__SET EXERCISE__
Write each line of the material exactly as given, from the top through the line that contains "const xMinor = d3.range(5.2, 5.801, 0.04);", and omit all pictures.
____
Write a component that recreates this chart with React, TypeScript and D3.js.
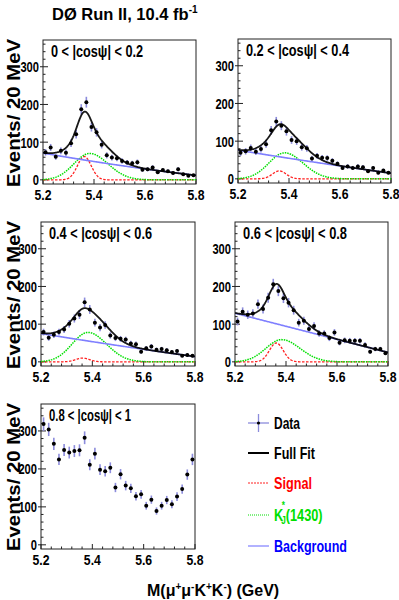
import React from 'react';
import * as d3 from 'd3';

// bin centres, 20 MeV bins from 5.2 to 5.8 GeV
const massCenters = [
  5.21, 5.23, 5.25, 5.27, 5.29, 5.31, 5.33, 5.35, 5.37, 5.39,
  5.41, 5.43, 5.45, 5.47, 5.49, 5.51, 5.53, 5.55, 5.57, 5.59,
  5.61, 5.63, 5.65, 5.67, 5.69, 5.71, 5.73, 5.75, 5.77, 5.79
];

const panelLabels = [
  '0 < |cos\u03c8| < 0.2',
  '0.2 < |cos\u03c8| < 0.4',
  '0.4 < |cos\u03c8| < 0.6',
  '0.6 < |cos\u03c8| < 0.8',
  '0.8 < |cos\u03c8| < 1'
];

const counts02 = [73, 86, 61, 77, 72, 97, 121, 187, 206, 140, 126, 93, 65, 59, 57, 50, 46, 44, 47, 27, 28, 33, 20, 26, 23, 18, 28, 15, 11, 12];
const counts24 = [69, 73, 82, 72, 79, 92, 129, 152, 141, 126, 103, 100, 84, 81, 54, 61, 56, 55, 48, 40, 29, 33, 29, 33, 31, 20, 29, 16, 22, 16];
const counts46 = [79, 64, 72, 79, 86, 101, 115, 125, 158, 139, 104, 91, 98, 70, 63, 61, 59, 49, 47, 27, 36, 41, 32, 34, 31, 26, 29, 16, 18, 16];
const counts68 = [107, 133, 125, 128, 153, 140, 170, 206, 188, 169, 157, 137, 104, 109, 87, 95, 75, 75, 63, 78, 51, 57, 56, 56, 56, 45, 27, 34, 34, 23];
const counts81 = [318, 304, 266, 225, 250, 243, 247, 249, 282, 211, 240, 198, 194, 203, 151, 186, 156, 149, 128, 133, 103, 119, 89, 103, 118, 107, 127, 147, 185, 225];

const panelCounts = [counts02, counts24, counts46, counts68, counts81];

// fit components for the first four panels
const signalPeak = [62, 21, 10, 50];
const kstarPeak = [70, 69, 78, 59];
const bkgStart = [71, 76, 75, 129];
const bkgEnd = [12, 15, 14, 25];
const bkgSag = [12, 5, 5, 0];

const yTicks = [0, 100, 200, 300];
const yMinor = d3.range(0, 361, 20);
const xTicks = [5.2, 5.4, 5.6, 5.8];
const xMinor = d3.range(5.2, 5.801, 0.04);

const frames = [
  { x: 43, y: 40, w: 153, h: 144 },
  { x: 238, y: 39, w: 153, h: 144 },
  { x: 41, y: 222, w: 154, h: 144 },
  { x: 235, y: 222, w: 153, h: 144 },
  { x: 41, y: 404, w: 154, h: 145 }
];
const labelWidths = [92, 103, 103, 104, 82];

const FONT = '"Liberation Sans", Arial, Helvetica, sans-serif';

const signal = (m: number, i: number) => signalPeak[i] * Math.exp(-0.5 * ((m - 5.362) / 0.027) ** 2);
const kstar = (m: number, i: number) => {
  const s = m < 5.383 ? 0.062 : 0.072;
  return kstarPeak[i] * Math.exp(-0.5 * ((m - 5.383) / s) ** 2);
};
const bkg = (m: number, i: number) => {
  const t = (m - 5.2) / 0.6;
  return bkgStart[i] + (bkgEnd[i] - bkgStart[i]) * t - bkgSag[i] * t * (1 - t);
};

const curveGrid = d3.range(5.2, 5.8001, 0.003);

const Panel = ({ idx }: { idx: number }) => {
  const f = frames[idx];
  const x = d3.scaleLinear().domain([5.2, 5.8]).range([f.x, f.x + f.w]);
  const y = d3.scaleLinear().domain([-11, 371]).range([f.y + f.h, f.y]);
  const counts = panelCounts[idx];
  const hasFit = idx < 4;

  const line = (fn: (m: number) => number) =>
    d3.line<number>().x(m => x(m)).y(m => y(fn(m)))(curveGrid) || '';

  return (
    <g>
      <defs>
        <clipPath id={`clip${idx}`}>
          <rect x={f.x} y={f.y} width={f.w} height={f.h} />
        </clipPath>
      </defs>
      <rect x={f.x} y={f.y} width={f.w} height={f.h} fill="white" stroke="#222" strokeWidth={1} />

      {/* axis ticks */}
      {yMinor.map(v => (
        <line key={'ym' + v} x1={f.x} x2={f.x + (v % 100 === 0 ? 5 : 2.5)} y1={y(v)} y2={y(v)} stroke="#222" strokeWidth={1} />
      ))}
      {yTicks.map(v => (
        <g key={'yt' + v}>
          <line x1={f.x - 3} x2={f.x} y1={y(v)} y2={y(v)} stroke="#222" strokeWidth={1} />
          <text x={f.x - 4} y={y(v) + 5.5} textAnchor="end" fontSize={15.5} fontWeight="bold" fontFamily={FONT}
            textLength={String(v).length * 6.2} lengthAdjust="spacingAndGlyphs">{v}</text>
        </g>
      ))}
      {xMinor.map((v, k) => (
        <line key={'xm' + k} x1={x(v)} x2={x(v)} y1={f.y + f.h} y2={f.y + f.h - (k % 5 === 0 ? 5 : 2.5)} stroke="#222" strokeWidth={1} />
      ))}
      {xTicks.map(v => (
        <text key={'xt' + v} x={x(v)} y={f.y + f.h + 16} textAnchor="middle" fontSize={14.5} fontWeight="bold" fontFamily={FONT}
          textLength={17} lengthAdjust="spacingAndGlyphs">{v.toFixed(1)}</text>
      ))}

      <g clipPath={`url(#clip${idx})`}>
        {hasFit && (
          <g fill="none">
            <path d={line(m => signal(m, idx))} stroke="#ff2020" strokeWidth={1.3} strokeDasharray="2.5,1.5" />
            <path d={line(m => kstar(m, idx))} stroke="#00e000" strokeWidth={1.5} strokeDasharray="1.5,1" />
            <path d={line(m => bkg(m, idx))} stroke="#7f7fff" strokeWidth={1.6} />
          </g>
        )}
        {counts.map((n, k) => {
          const e = Math.sqrt(n);
          return (
            <g key={k}>
              <line x1={x(massCenters[k])} x2={x(massCenters[k])} y1={y(n - e)} y2={y(n + e)} stroke="#8c8cdc" strokeWidth={1.6} />
              <circle cx={x(massCenters[k])} cy={y(n)} r={2} fill="#000" />
            </g>
          );
        })}
        {hasFit && (
          <path d={line(m => signal(m, idx) + kstar(m, idx) + bkg(m, idx))} fill="none" stroke="#000" strokeWidth={1.8} strokeOpacity={0.9} />
        )}
      </g>

      <text x={f.x + 8} y={f.y + 17} fontSize={16} fontWeight="bold" fontFamily={FONT}
        textLength={labelWidths[idx]} lengthAdjust="spacingAndGlyphs">{panelLabels[idx]}</text>
    </g>
  );
};

const legendRows = [
  { label: 'Data', color: '#000', y: 423, width: 26 },
  { label: 'Full Fit', color: '#000', y: 453, width: 41 },
  { label: 'Signal', color: '#ff0000', y: 483, width: 38 },
  { label: 'Kstar', color: '#00e000', y: 515, width: 49 },
  { label: 'Background', color: '#0000ff', y: 546, width: 73 }
];

const Legend = () => {
  const lx1 = 248, lx2 = 269, tx = 274;
  return (
    <g fontFamily={FONT} fontWeight="bold" fontSize={17}>
      {/* Data marker */}
      <line x1={lx1} x2={lx2} y1={legendRows[0].y} y2={legendRows[0].y} stroke="#8c8cdc" strokeWidth={1.3} />
      <line x1={(lx1 + lx2) / 2} x2={(lx1 + lx2) / 2} y1={legendRows[0].y - 9} y2={legendRows[0].y + 9} stroke="#8c8cdc" strokeWidth={1.3} />
      <circle cx={(lx1 + lx2) / 2} cy={legendRows[0].y} r={1.6} fill="#000" />
      <line x1={lx1} x2={lx2} y1={legendRows[1].y} y2={legendRows[1].y} stroke="#000" strokeWidth={2} />
      <line x1={lx1} x2={lx2} y1={legendRows[2].y} y2={legendRows[2].y} stroke="#ff2020" strokeWidth={1} strokeDasharray="2,1" />
      <line x1={lx1} x2={lx2} y1={legendRows[3].y} y2={legendRows[3].y} stroke="#00e000" strokeWidth={1} strokeDasharray="1,1" />
      <line x1={lx1} x2={lx2} y1={legendRows[4].y} y2={legendRows[4].y} stroke="#7f7fff" strokeWidth={1.2} />

      {legendRows.map((r, k) =>
        r.label === 'Kstar' ? (
          <text key={k} fill={r.color} transform={`translate(${tx},${r.y + 6}) scale(0.75,1)`}>
            K<tspan fontSize={11} dx={-2} dy={-12}>*</tspan>
            <tspan fontSize={11} dx={-5} dy={15}>J</tspan>
            <tspan dy={-3}>(1430)</tspan>
          </text>
        ) : (
          <text key={k} x={tx} y={r.y + 6} fill={r.color} textLength={r.width} lengthAdjust="spacingAndGlyphs">{r.label}</text>
        )
      )}
    </g>
  );
};

export default function App() {
  return (
    <svg width={399} height={600} style={{ position: 'absolute', left: 0, top: 0, background: 'white' }}>
      <rect width={399} height={600} fill="white" />
      <text x={52} y={20} fontSize={16.5} fontWeight="bold" fontFamily={FONT}>
        D{'\u00d8'} Run II, 10.4 fb<tspan fontSize={10} dy={-7}>-1</tspan>
      </text>

      {frames.map((f, i) => <Panel key={i} idx={i} />)}

      {[frames[0], frames[2], frames[4]].map((f, i) => (
        <text key={'yl' + i} transform={`translate(20,${f.y - 1}) rotate(-90)`} textAnchor="end"
          fontSize={18} fontWeight="bold" fontFamily={FONT} textLength={148} lengthAdjust="spacingAndGlyphs">
          Events/ 20 MeV
        </text>
      ))}

      <text x={147} y={596} fontSize={16} fontWeight="bold" fontFamily={FONT}>
        M({'\u03bc'}<tspan fontSize={10} dy={-6}>+</tspan><tspan dy={6}>{'\u03bc'}</tspan><tspan fontSize={10} dy={-6}>-</tspan><tspan dy={6}>K</tspan><tspan fontSize={10} dy={-6}>+</tspan><tspan dy={6}>K</tspan><tspan fontSize={10} dy={-6}>-</tspan><tspan dy={6}>) (GeV)</tspan>
      </text>

      <Legend />
    </svg>
  );
}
____
__THE SOLUTION__
Write a component that recreates this chart with React, TypeScript and D3.js.
import React from 'react';
import * as d3 from 'd3';

// bin centres, 20 MeV bins from 5.2 to 5.8 GeV
const massCenters = [
  5.21, 5.23, 5.25, 5.27, 5.29, 5.31, 5.33, 5.35, 5.37, 5.39,
  5.41, 5.43, 5.45, 5.47, 5.49, 5.51, 5.53, 5.55, 5.57, 5.59,
  5.61, 5.63, 5.65, 5.67, 5.69, 5.71, 5.73, 5.75, 5.77, 5.79
];

const panelLabels = [
  '0 < |cos\u03c8| < 0.2',
  '0.2 < |cos\u03c8| < 0.4',
  '0.4 < |cos\u03c8| < 0.6',
  '0.6 < |cos\u03c8| < 0.8',
  '0.8 < |cos\u03c8| < 1'
];

const counts02 = [73, 86, 61, 77, 72, 97, 121, 187, 206, 140, 126, 93, 65, 59, 57, 50, 46, 44, 47, 27, 28, 33, 20, 26, 23, 18, 28, 15, 11, 12];
const counts24 = [69, 73, 82, 72, 79, 92, 129, 152, 141, 126, 103, 100, 84, 81, 54, 61, 56, 55, 48, 40, 29, 33, 29, 33, 31, 20, 29, 16, 22, 16];
const counts46 = [79, 64, 72, 79, 86, 101, 115, 125, 158, 139, 104, 91, 98, 70, 63, 61, 59, 49, 47, 27, 36, 41, 32, 34, 31, 26, 29, 16, 18, 16];
const counts68 = [107, 133, 125, 128, 153, 140, 170, 206, 188, 169, 157, 137, 104, 109, 87, 95, 75, 75, 63, 78, 51, 57, 56, 56, 56, 45, 27, 34, 34, 23];
const counts81 = [318, 304, 266, 225, 250, 243, 247, 249, 282, 211, 240, 198, 194, 203, 151, 186, 156, 149, 128, 133, 103, 119, 89, 103, 118, 107, 127, 147, 185, 225];

const panelCounts = [counts02, counts24, counts46, counts68, counts81];

// fit components for the first four panels
const signalPeak = [62, 21, 10, 50];
const kstarPeak = [70, 69, 78, 59];
const bkgStart = [71, 76, 75, 129];
const bkgEnd = [12, 15, 14, 25];
const bkgSag = [12, 5, 5, 0];

const yTicks = [0, 100, 200, 300];
const yMinor = d3.range(0, 361, 20);
const xTicks = [5.2, 5.4, 5.6, 5.8];
const xMinor = d3.range(5.2, 5.801, 0.04);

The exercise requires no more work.